Gott sei Dank ist mein Herz über die Jahre ein bisschen taub geworden – sowohl für Männergewalt als auch für die Berichte darüber. Wie die meisten Frauen bin ich mit vierzig ein harter Hund, ein geeichtes Fass, desillusioniert und ein bisschen stumpf. Wie sollten wir sonst auch überleben? Wenn ich all die Diskriminierung, die Respektlosigkeit und Gewalt aufzählen müsste, die mir im Laufe meines Lebens passiert sind, weil ich eine Frau bin: Wir wären morgen noch hier!

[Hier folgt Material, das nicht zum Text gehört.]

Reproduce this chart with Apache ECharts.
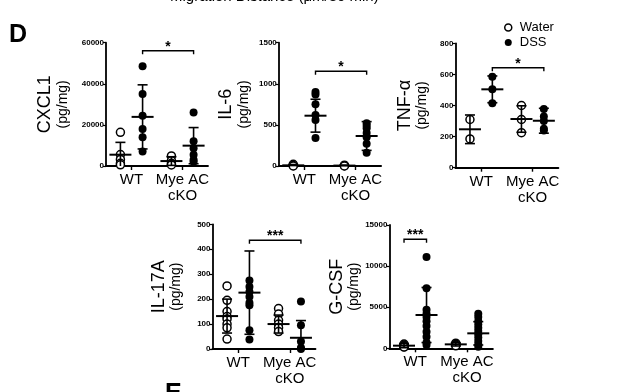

Und dennoch erschüttern mich solche Berichte in meinen Grundfesten, denn: Sie sprechen die uralte Sprache des Patriarchats in einer Deutlichkeit, wie ich sie selten gehört habe. Sie widerspiegeln ein Frauenbild, das jeglicher Empathie und Menschlichkeit entbehrt und deutlich macht, was wir Frauen in den Augen vieler Männer immer noch sind: Besitz, über den man beliebig verfügen darf.
Zweitens ist die Reaktion «normaler» Männer auf die aktuelle Berichterstattung zu Gewalt an Frauen wirklich das Letzte. Anstatt sich endlich mit uns Frauen zu solidarisieren, unseren Schmerz zu fühlen und unser Leid zu teilen, weisen die meisten reflexartig jegliche Verantwortung von sich – in den Kommentarspalten, in persönlichen Gesprächen, überall. Sprüche wie «es sind ja nicht alle so» oder «jetzt krieg dich mal wieder ein mit deinem Männerhass» höre ich jeden Tag – und zwar meistens dann, wenn ich gerade meinem Entsetzen über Pélicot oder Diddy Ausdruck verleihe.
Männer: Ihr merkt schon, was daran nicht stimmt, oder?
Falls nicht: Ich erkläre es euch noch einmal, wenns unbedingt sein muss.
- Die Abwehrhaltung «#NotAllMen» ist infantil und kontraproduktiv, jetzt mal rein rhetorisch betrachtet. Wer das nicht versteht, der stelle sich vor, es würden alle Autofahrer #NotAllAutos hupen, nachdem mal wieder ein Kind überfahren wurde. Wäre das der Diskussion um sichere Strassen zuträglich? Nein? Eben.
- Solange ich noch rede und keine Männer im Mixer püriere, habt ihr keinen Anlass, mir mit «Männerhass» zu kommen, wenn ich über Frauenhass rede. Oder um es in den Worten von Autorin und Journalistin Birgit Schmid zu sagen: «Ein häufiges Synonym für Männer ist derzeit ‹Monster›. Männer begehen so schwere Sexualverbrechen an Frauen, dass der Schluss naheliegen könnte: Die Welt wäre besser ohne sie. Der Männerhass hat eine Ursache: Männergewalt.»
- Mir ist durchaus bewusst, dass nicht alle Männer reihenweise Frauen vergewaltigen, ich bin ja nicht dumm. Nur leider war es in unser aller Leben fast immer ein Mann, der uns Gewalt angetan hat. Wenn eine Frau hinter mir herläuft nachts im Park, dann fürchte ich mich nicht, ist es ein Mann, dann nehme ich die Beine in die Hand – aus gutem Grund.